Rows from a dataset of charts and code

▼

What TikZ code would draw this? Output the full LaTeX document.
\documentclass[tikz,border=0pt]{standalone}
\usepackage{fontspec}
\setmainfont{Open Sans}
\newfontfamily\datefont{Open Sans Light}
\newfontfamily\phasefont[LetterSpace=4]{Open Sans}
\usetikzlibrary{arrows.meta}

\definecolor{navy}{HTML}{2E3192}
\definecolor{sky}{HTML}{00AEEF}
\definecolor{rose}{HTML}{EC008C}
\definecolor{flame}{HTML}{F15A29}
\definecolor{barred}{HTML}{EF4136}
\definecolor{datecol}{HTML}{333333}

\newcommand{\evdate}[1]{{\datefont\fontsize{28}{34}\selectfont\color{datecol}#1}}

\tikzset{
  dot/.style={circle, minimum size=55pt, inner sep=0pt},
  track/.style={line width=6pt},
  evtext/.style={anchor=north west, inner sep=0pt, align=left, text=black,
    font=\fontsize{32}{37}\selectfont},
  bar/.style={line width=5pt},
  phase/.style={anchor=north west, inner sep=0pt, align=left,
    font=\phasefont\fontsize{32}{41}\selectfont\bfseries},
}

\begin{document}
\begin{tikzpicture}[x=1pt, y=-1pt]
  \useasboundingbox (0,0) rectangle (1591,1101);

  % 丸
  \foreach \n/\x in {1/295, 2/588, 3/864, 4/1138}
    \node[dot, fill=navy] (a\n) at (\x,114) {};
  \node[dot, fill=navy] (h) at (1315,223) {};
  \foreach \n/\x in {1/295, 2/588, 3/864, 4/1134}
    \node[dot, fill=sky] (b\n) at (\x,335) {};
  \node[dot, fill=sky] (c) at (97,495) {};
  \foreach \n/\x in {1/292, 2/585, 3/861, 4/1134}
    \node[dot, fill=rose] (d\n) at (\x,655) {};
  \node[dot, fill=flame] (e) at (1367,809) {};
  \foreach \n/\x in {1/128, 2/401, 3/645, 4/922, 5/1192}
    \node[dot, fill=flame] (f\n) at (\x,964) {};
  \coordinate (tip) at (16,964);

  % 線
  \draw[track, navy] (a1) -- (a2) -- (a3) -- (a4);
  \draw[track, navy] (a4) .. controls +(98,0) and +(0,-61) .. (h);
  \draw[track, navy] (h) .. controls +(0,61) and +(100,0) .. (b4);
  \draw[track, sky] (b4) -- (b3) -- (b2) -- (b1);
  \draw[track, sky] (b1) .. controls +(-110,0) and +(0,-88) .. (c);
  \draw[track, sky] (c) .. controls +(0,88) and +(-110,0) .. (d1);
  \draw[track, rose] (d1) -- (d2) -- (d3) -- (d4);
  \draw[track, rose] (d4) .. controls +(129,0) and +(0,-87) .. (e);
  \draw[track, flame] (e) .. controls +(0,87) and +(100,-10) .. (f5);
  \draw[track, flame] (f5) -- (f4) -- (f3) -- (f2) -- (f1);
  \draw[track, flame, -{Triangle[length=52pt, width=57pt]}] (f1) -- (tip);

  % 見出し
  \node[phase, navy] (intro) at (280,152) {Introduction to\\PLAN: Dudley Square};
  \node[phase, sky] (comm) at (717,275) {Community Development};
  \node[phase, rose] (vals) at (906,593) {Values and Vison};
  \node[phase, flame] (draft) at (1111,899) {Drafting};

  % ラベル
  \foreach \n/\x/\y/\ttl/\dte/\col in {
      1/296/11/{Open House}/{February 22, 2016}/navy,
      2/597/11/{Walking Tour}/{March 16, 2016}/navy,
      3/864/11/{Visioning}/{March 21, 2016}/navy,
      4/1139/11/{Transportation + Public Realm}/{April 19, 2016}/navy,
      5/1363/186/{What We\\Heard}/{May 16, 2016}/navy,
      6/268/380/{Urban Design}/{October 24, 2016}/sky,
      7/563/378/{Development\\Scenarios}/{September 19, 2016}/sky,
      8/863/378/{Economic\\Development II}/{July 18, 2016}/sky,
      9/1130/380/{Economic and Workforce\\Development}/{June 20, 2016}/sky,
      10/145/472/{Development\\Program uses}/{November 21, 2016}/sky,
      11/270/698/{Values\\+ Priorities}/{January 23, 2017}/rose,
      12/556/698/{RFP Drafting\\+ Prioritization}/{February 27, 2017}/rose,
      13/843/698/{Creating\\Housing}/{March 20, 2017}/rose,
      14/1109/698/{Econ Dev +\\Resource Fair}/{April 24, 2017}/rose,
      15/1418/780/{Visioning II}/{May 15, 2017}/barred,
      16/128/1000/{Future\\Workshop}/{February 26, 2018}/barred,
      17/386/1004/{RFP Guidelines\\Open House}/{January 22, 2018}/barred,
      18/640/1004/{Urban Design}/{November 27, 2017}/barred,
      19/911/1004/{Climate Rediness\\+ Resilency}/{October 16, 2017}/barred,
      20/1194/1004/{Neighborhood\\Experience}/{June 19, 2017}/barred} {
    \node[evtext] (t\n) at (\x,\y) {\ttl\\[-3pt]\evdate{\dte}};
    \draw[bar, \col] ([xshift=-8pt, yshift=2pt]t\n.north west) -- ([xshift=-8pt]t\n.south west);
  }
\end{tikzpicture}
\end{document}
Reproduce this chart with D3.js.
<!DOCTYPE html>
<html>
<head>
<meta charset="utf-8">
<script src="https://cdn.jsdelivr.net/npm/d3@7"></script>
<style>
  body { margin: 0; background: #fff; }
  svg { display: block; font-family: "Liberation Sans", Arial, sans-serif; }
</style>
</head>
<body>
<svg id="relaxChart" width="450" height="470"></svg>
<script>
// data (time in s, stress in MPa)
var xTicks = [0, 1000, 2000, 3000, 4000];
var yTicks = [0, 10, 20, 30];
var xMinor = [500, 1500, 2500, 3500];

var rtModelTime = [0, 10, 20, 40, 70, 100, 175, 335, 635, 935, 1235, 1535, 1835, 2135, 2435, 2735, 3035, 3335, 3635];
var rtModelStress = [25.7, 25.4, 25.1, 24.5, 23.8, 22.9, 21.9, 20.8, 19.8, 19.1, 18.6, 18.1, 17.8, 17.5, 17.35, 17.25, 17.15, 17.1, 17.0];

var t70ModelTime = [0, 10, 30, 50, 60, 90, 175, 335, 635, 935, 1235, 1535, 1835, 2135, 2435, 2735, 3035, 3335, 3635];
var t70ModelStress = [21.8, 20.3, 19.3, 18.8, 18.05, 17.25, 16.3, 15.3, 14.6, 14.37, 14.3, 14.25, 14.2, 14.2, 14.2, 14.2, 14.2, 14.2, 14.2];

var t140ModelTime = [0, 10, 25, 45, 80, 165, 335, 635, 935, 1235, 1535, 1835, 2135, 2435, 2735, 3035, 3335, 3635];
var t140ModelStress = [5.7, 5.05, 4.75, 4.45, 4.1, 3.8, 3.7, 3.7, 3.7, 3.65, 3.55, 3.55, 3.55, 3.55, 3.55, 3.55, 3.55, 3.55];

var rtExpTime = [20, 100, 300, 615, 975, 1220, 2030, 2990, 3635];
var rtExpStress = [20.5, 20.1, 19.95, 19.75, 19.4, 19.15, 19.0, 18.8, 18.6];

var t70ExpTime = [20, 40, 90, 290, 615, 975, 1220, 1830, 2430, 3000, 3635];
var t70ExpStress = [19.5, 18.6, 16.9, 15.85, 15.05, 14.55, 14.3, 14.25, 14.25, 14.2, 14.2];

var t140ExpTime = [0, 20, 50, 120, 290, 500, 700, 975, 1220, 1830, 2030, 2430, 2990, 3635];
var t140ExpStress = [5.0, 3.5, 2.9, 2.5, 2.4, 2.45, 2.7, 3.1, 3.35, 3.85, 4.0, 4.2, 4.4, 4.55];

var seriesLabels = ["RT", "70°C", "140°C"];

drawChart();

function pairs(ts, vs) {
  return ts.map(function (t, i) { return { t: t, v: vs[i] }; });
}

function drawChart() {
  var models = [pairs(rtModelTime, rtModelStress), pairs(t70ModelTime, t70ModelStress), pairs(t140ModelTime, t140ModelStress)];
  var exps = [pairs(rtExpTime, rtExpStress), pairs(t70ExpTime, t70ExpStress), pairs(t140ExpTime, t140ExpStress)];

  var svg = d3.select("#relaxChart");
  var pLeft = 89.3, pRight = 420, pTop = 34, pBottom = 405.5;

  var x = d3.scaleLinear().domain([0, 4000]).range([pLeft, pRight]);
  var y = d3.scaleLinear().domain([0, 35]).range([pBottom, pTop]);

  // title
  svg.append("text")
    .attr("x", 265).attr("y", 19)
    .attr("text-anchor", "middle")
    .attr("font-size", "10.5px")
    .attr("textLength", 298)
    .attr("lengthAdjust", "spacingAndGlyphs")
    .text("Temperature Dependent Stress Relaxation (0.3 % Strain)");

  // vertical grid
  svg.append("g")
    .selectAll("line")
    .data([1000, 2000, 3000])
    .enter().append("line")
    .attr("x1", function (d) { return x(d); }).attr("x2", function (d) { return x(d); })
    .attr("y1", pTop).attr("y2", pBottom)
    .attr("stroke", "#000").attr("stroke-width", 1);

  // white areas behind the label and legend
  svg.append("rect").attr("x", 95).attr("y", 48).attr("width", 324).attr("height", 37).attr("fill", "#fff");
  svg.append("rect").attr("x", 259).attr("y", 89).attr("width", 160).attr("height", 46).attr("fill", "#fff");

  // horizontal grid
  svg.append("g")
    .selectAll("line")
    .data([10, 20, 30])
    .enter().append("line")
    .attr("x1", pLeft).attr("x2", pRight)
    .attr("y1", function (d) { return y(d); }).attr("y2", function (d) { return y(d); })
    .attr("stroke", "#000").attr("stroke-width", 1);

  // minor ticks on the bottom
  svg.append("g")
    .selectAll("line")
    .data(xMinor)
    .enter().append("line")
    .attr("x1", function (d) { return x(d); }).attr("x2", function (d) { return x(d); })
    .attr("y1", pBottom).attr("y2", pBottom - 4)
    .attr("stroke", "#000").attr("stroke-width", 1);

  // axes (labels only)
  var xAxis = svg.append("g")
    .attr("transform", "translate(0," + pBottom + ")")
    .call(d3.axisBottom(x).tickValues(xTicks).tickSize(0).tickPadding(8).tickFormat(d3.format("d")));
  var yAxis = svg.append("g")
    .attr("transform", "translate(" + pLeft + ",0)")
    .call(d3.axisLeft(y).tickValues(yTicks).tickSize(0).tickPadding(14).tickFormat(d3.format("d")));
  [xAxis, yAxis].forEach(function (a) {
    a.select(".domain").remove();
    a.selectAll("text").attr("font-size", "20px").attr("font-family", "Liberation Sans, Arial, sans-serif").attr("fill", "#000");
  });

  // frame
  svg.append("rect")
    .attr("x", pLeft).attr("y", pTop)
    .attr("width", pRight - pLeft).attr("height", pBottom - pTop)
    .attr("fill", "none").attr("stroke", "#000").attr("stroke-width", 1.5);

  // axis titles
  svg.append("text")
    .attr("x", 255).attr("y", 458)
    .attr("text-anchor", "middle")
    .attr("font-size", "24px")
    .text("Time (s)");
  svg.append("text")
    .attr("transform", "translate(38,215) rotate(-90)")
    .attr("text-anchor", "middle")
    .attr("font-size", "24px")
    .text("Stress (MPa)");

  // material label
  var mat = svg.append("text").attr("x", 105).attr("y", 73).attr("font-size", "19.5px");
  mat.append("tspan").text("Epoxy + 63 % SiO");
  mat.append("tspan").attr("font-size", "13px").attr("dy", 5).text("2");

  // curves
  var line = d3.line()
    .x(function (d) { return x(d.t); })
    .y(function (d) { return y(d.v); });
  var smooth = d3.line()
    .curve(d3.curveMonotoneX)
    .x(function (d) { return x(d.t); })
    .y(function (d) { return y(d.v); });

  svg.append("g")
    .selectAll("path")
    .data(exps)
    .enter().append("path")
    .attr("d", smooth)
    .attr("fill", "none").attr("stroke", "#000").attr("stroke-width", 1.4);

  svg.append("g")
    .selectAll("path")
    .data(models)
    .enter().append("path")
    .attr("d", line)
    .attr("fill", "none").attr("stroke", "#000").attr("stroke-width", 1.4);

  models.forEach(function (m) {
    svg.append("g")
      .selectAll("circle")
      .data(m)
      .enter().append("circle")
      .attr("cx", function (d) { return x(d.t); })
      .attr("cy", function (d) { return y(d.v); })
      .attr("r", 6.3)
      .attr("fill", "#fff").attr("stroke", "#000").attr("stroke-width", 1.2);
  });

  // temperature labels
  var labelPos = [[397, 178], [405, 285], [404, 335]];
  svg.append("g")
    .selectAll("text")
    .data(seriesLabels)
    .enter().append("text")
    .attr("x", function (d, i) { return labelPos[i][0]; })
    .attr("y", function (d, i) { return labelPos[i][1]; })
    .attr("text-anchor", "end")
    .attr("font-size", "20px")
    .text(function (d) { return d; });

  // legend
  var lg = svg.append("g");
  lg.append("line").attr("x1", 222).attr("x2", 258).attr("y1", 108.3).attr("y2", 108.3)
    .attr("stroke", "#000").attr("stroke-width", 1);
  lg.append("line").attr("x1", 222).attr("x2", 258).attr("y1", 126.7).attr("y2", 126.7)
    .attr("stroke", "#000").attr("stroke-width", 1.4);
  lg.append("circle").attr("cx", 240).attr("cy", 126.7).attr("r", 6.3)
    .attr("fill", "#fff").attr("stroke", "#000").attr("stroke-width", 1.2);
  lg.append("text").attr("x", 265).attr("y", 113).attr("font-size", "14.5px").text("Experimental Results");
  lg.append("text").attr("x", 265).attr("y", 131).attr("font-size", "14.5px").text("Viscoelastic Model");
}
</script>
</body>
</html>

▲

# [To be done]
Look above for the line containing "Reproduce this chart with D3.js.". Output from there through the line containing "drawChart();", exactly and inclusively.

# [Written solution]
Reproduce this chart with D3.js.
<!DOCTYPE html>
<html>
<head>
<meta charset="utf-8">
<script src="https://cdn.jsdelivr.net/npm/d3@7"></script>
<style>
  body { margin: 0; background: #fff; }
  svg { display: block; font-family: "Liberation Sans", Arial, sans-serif; }
</style>
</head>
<body>
<svg id="relaxChart" width="450" height="470"></svg>
<script>
// data (time in s, stress in MPa)
var xTicks = [0, 1000, 2000, 3000, 4000];
var yTicks = [0, 10, 20, 30];
var xMinor = [500, 1500, 2500, 3500];

var rtModelTime = [0, 10, 20, 40, 70, 100, 175, 335, 635, 935, 1235, 1535, 1835, 2135, 2435, 2735, 3035, 3335, 3635];
var rtModelStress = [25.7, 25.4, 25.1, 24.5, 23.8, 22.9, 21.9, 20.8, 19.8, 19.1, 18.6, 18.1, 17.8, 17.5, 17.35, 17.25, 17.15, 17.1, 17.0];

var t70ModelTime = [0, 10, 30, 50, 60, 90, 175, 335, 635, 935, 1235, 1535, 1835, 2135, 2435, 2735, 3035, 3335, 3635];
var t70ModelStress = [21.8, 20.3, 19.3, 18.8, 18.05, 17.25, 16.3, 15.3, 14.6, 14.37, 14.3, 14.25, 14.2, 14.2, 14.2, 14.2, 14.2, 14.2, 14.2];

var t140ModelTime = [0, 10, 25, 45, 80, 165, 335, 635, 935, 1235, 1535, 1835, 2135, 2435, 2735, 3035, 3335, 3635];
var t140ModelStress = [5.7, 5.05, 4.75, 4.45, 4.1, 3.8, 3.7, 3.7, 3.7, 3.65, 3.55, 3.55, 3.55, 3.55, 3.55, 3.55, 3.55, 3.55];

var rtExpTime = [20, 100, 300, 615, 975, 1220, 2030, 2990, 3635];
var rtExpStress = [20.5, 20.1, 19.95, 19.75, 19.4, 19.15, 19.0, 18.8, 18.6];

var t70ExpTime = [20, 40, 90, 290, 615, 975, 1220, 1830, 2430, 3000, 3635];
var t70ExpStress = [19.5, 18.6, 16.9, 15.85, 15.05, 14.55, 14.3, 14.25, 14.25, 14.2, 14.2];

var t140ExpTime = [0, 20, 50, 120, 290, 500, 700, 975, 1220, 1830, 2030, 2430, 2990, 3635];
var t140ExpStress = [5.0, 3.5, 2.9, 2.5, 2.4, 2.45, 2.7, 3.1, 3.35, 3.85, 4.0, 4.2, 4.4, 4.55];

var seriesLabels = ["RT", "70°C", "140°C"];

drawChart();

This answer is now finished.